In Three Years, Israeli Military Courts Have Fined Palestinians $16 Million

Israel’s military courts imposed fines topping 60 million shekels ($16 million) on West Bank Palestinians from 2015 to 2017, even though the great majority of the offenses don’t involve the harming of people or property.

Two reports by the Military Court of Appeals’ president were submitted to the Al-Dameer Association for Human Rights at its request and were brought to Haaretz’s attention this week. In 2016 the fines came to 21.97 million shekels, and in 2017 to 20.59 million shekels.

Also, a lawyer at the Palestinian Prisoner Affairs Ministry told Haaretz about a year ago that in 2015 these fines totaled some 21 million shekels, also based on military court figures.

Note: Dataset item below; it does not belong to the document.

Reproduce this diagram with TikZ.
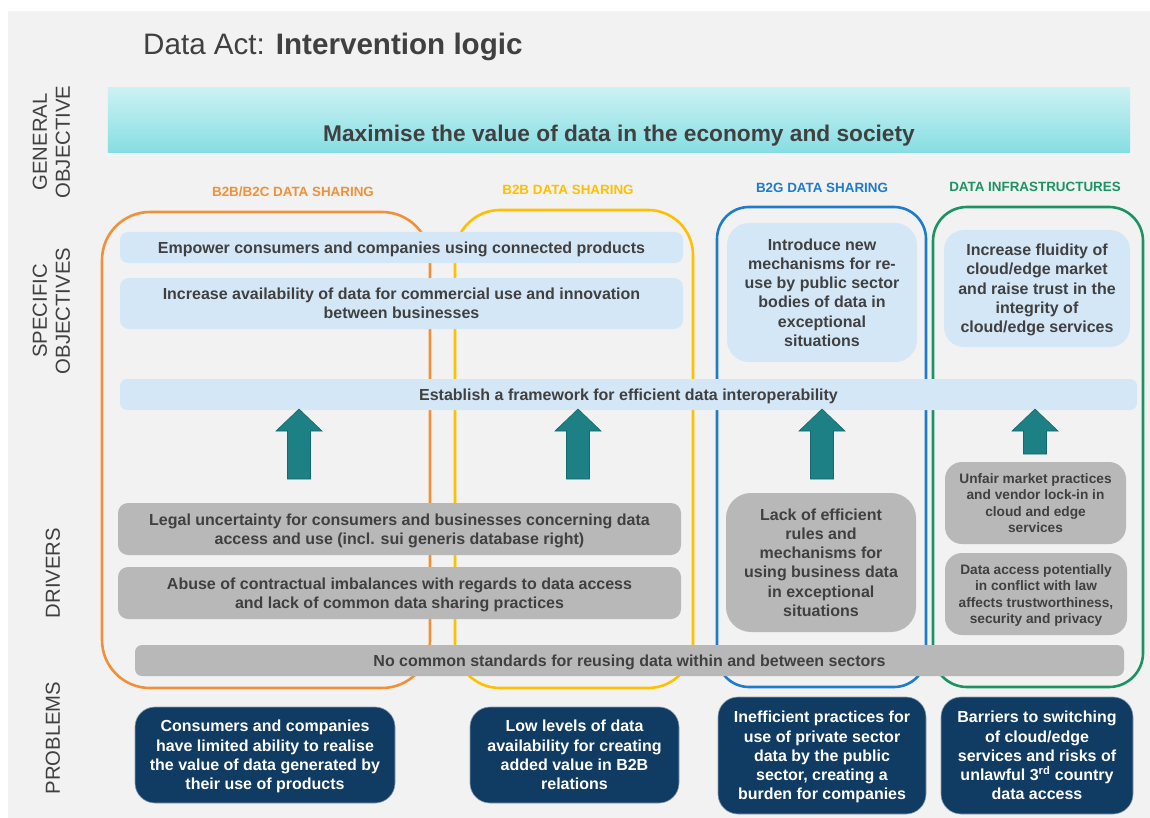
\documentclass[tikz,border=0pt]{standalone}
\usepackage{fontspec}
\setmainfont{Liberation Sans}
\definecolor{bg}{HTML}{F2F2F2}
\definecolor{txt}{HTML}{404040}
\definecolor{lblue}{HTML}{D4E7F7}
\definecolor{gbox}{HTML}{B8B8B8}
\definecolor{dblue}{HTML}{103C63}
\definecolor{dline}{HTML}{8A9BB0}
\definecolor{teal}{HTML}{1C8085}
\definecolor{tealline}{HTML}{16686C}
\definecolor{corange}{HTML}{F0913A}
\definecolor{cyellow}{HTML}{FFC000}
\definecolor{cblue}{HTML}{1F7BCB}
\definecolor{cgreen}{HTML}{1C9363}
\definecolor{cyanTop}{HTML}{F0FBFC}
\definecolor{cyanA}{HTML}{7FDCE1}
\definecolor{cyanB}{HTML}{A8E8EB}
\pgfdeclareverticalshading{bannershade}{100bp}{color(0bp)=(cyanB); color(10bp)=(cyanA); color(20bp)=(cyanA); color(100bp)=(cyanTop)}
\newcommand\tealup[3]{%
  \filldraw[fill=teal, draw=tealline, line width=0.6pt] (#1,#2) -- (#1+23,#2+22) -- (#1+11.5,#2+22) -- (#1+11.5,#3) -- (#1-11.5,#3) -- (#1-11.5,#2+22) -- (#1-23,#2+22) -- cycle;}
\begin{document}
\begin{tikzpicture}[x=1pt,y=-1pt,
  mainfont/.style={font=\bfseries\fontsize{16}{19.3}\selectfont},
  smallfont/.style={font=\bfseries\fontsize{13.7}{16.6}\selectfont},
  lbox/.style={fill=lblue, text=txt, align=center, inner sep=0pt, text depth=0pt, mainfont},
  gbox/.style={fill=gbox, text=txt, align=center, inner sep=0pt, text depth=0pt, mainfont},
  dbox/.style={fill=dblue, draw=dline, line width=0.6pt, text=white, align=center, inner sep=0pt, text depth=0pt, rounded corners=20pt, mainfont},
  frame/.style={draw=#1, line width=2.6pt, inner sep=0pt},
  header/.style={text=#1, font=\bfseries\fontsize{13.4}{16}\selectfont, inner sep=0pt},
  rowlabel/.style={rotate=90, text=txt, align=center, inner sep=0pt, font=\fontsize{20.3}{23}\selectfont}
]
\useasboundingbox (0,0) rectangle (1150,818);
\fill[white] (0,0) rectangle (1150,818);
\fill[bg] (8,11) rectangle (1150,818);

% title
\node[anchor=base west, text=txt, inner sep=0pt, font=\fontsize{29.6}{36}\selectfont] (title) at (143,55) {Data Act: \textbf{Intervention logic}};

% banner
\node[minimum width=1022pt, minimum height=64pt, inner sep=0pt] (banner) at (619,120) {};
\shade[shading=bannershade] (banner.north west) rectangle (banner.south east);
\node[anchor=base, text=txt, inner sep=0pt, font=\bfseries\fontsize{22.7}{27}\selectfont] (bannertext) at (619,142) {Maximise the value of data in the economy and society};

% row labels
\node[rowlabel] (lgen) at (51.5,142) {GENERAL\\OBJECTIVE};
\node[rowlabel] (lspec) at (51.5,311) {SPECIFIC\\OBJECTIVES};
\node[rowlabel] (ldrv) at (53,573) {DRIVERS};
\node[rowlabel] (lprob) at (53,738) {PROBLEMS};

% headers
\node[header=corange] (h1) at (293,192) {B2B/B2C DATA SHARING};
\node[header=cyellow] (h2) at (568,190) {B2B DATA SHARING};
\node[header=cblue] (h3) at (822,188) {B2G DATA SHARING};
\node[header=cgreen] (h4) at (1035,187) {DATA INFRASTRUCTURES};

% frames
\node[frame=corange, rounded corners=48pt, minimum width=328pt, minimum height=476pt] (f1) at (266,450) {};
\node[frame=cyellow, rounded corners=45pt, minimum width=238pt, minimum height=478pt] (f2) at (574,449) {};
\node[frame=cblue, rounded corners=32pt, minimum width=209pt, minimum height=480pt] (f3) at (821.5,447) {};
\node[frame=cgreen, rounded corners=34pt, minimum width=210pt, minimum height=480pt] (f4) at (1038,447) {};

% specific objectives
\node[lbox, rounded corners=8pt, minimum width=563pt, minimum height=31pt] (o1) at (401.5,247.5) {Empower consumers and companies using connected products};
\node[lbox, rounded corners=9pt, minimum width=563pt, minimum height=51pt] (o2) at (401.5,303.5) {Increase availability of data for commercial use and innovation\\between businesses};
\node[lbox, rounded corners=22pt, minimum width=190pt, minimum height=139pt] (o3) at (822,292.5) {Introduce new\\mechanisms for re-\\use by public sector\\bodies of data in\\exceptional\\situations};
\node[lbox, rounded corners=20pt, minimum width=186pt, minimum height=117pt] (o4) at (1037,288.5) {Increase fluidity of\\cloud/edge market\\and raise trust in the\\integrity of\\cloud/edge services};
\node[lbox, rounded corners=7pt, minimum width=1017pt, minimum height=31pt] (o5) at (628.5,394.5) {Establish a framework for efficient data interoperability};

% arrows
\tealup{299}{409}{479}
\tealup{578}{409}{479}
\tealup{822}{409}{479}
\tealup{1035}{409}{454}

% drivers
\node[gbox, rounded corners=10pt, minimum width=563pt, minimum height=52pt] (d1) at (399.5,529) {Legal uncertainty for consumers and businesses concerning data\\access and use (incl. sui generis database right)};
\node[gbox, rounded corners=10pt, minimum width=563pt, minimum height=52pt] (d2) at (399.5,593) {Abuse of contractual imbalances with regards to data access\\and lack of common data sharing practices};
\node[gbox, rounded corners=25pt, minimum width=190pt, minimum height=139pt] (d3) at (821,562.5) {Lack of efficient\\rules and\\mechanisms for\\using business data\\in exceptional\\situations};
\node[gbox, smallfont, rounded corners=17pt, minimum width=181pt, minimum height=82pt] (d4) at (1035.5,503) {Unfair market practices\\and vendor lock-in in\\cloud and edge\\services};
\node[gbox, smallfont, rounded corners=17pt, minimum width=182pt, minimum height=82pt] (d5) at (1036,594) {Data access potentially\\in conflict with law\\affects trustworthiness,\\security and privacy};
\node[gbox, rounded corners=7pt, minimum width=989pt, minimum height=31pt] (d6) at (629.5,660.5) {No common standards for reusing data within and between sectors};

% problems
\node[dbox, minimum width=260pt, minimum height=96pt] (p1) at (265,755) {Consumers and companies\\have limited ability to realise\\the value of data generated by\\their use of products};
\node[dbox, minimum width=209pt, minimum height=96pt] (p2) at (574.5,755) {Low levels of data\\availability for creating\\added value in B2B\\relations};
\node[dbox, minimum width=208pt, minimum height=117pt] (p3) at (822,755.5) {Inefficient practices for\\use of private sector\\data by the public\\sector, creating a\\burden for companies};
\node[dbox, minimum width=192pt, minimum height=117pt] (p4) at (1037,755.5) {Barriers to switching\\of cloud/edge\\services and risks of\\unlawful 3\textsuperscript{rd} country\\data access};
\end{tikzpicture}
\end{document}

These aren’t exceptional sums: In 2011 the total fines imposed on Palestinians in military courts reached about 13 million shekels, according to figures Haaretz obtained in 2013. Some 8,000 trials ended that year.

The money is deposited in the Israeli Civil Administration’s accounts in the West Bank and is managed by an officer also subordinate to Israel’s Finance Ministry.

It’s hard to find a system and uniformity in the scales of the fines, as reports by the Machsom Watch rights group reveal.

At the beginning of December 2018, a military judge, Maj. Sivan Omer, convicted a resident of Beit Ummar of throwing a stone at security forces from an unknown distance. The stone did not hit anyone and caused no damage. He was sentenced to six months and a day in prison and fined 2,000 shekels.

In mid-October 2018, Judge Sebastian Osovsky convicted a 45-year-old man of what the court considered a “hostile terrorist offense” – he went on a family picnic holding a hunting rifle with one bullet in it. In a plea deal he was sentenced to two months in prison and fined 3,000 shekels.

At the end of July 2018, Judge Rani Amer convicted a man of trading in military equipment and possessing weapons. His role was to accompany someone involved in such trade, examine the weapons and do some of the mediation. He was sentenced to 12 months and a day in prison and fined 1,000 shekels.

At the end of November 2017, a minor was convicted of throwing stones at soldiers who stood near his school. He was released after three days in jail for a fine of 3,000 shekels. The father preferred to pay the full fine instead of paying 2,000 shekels and having his son spend 12 days behind bars.

“The military courts’ computerized system does not enable the extraction of reliable data regarding the sum of the fines collected in the military courts,” she wrote. “Therefore, we cannot grant your request. However, we will note that the IDF’s computer people are working to develop a new computer system, which, after it is developed, will be able to provide an answer regarding future information.”

The officer in charge did not give Mack the figure in the system of the overall sum of fines imposed.

The IDF spokesman told Haaretz that the overall figure appearing in the reports refers to the fines imposed, not those actually collected. “The military courts are not the body that collects the money, it only imposes the fines …. The military courts, being the judicial branch in the Judea and Samaria region, are not in charge of collecting fines,” the spokesman said.

Prison or a fine

Experience shows that a Palestinian cannot be released from detention or prison without paying the fine imposed on him, regardless of the offense’s severity. “The fines imposed on Palestinians in the military courts are extremely exaggerated, both in their scope compared with the size of the population and its economic ability,” Combatants for Peace told Haaretz.

Itamar Feigenbaum, a member of the group that connects former Israeli soldiers and former Palestinian security prisoners, got the idea to submit its request based on the Freedom of Information Law after a Palestinian member said his nephew was fined 7,000 shekels – in exchange for a prison term. He was charged with being part of an “illegal” student organization and helping organize a reconciliation meeting between Fatah and Hamas.

“Our friend made enormous efforts to raise the sum so that his nephew wouldn’t go to prison – it’s a very high sum, certainly in Palestinian terms,” Feigenbaum said.

“During our activity in the Jordan Valley, for example, we found that fines to release tractors that the Civil Administration had confiscated from farmers [forbidding them to cultivate their land] sometimes reached 4,000 shekels. Fines are part of the Palestinians’ life under a military regime, and there’s no reason the Israeli and Palestinian public shouldn’t know how high they are.”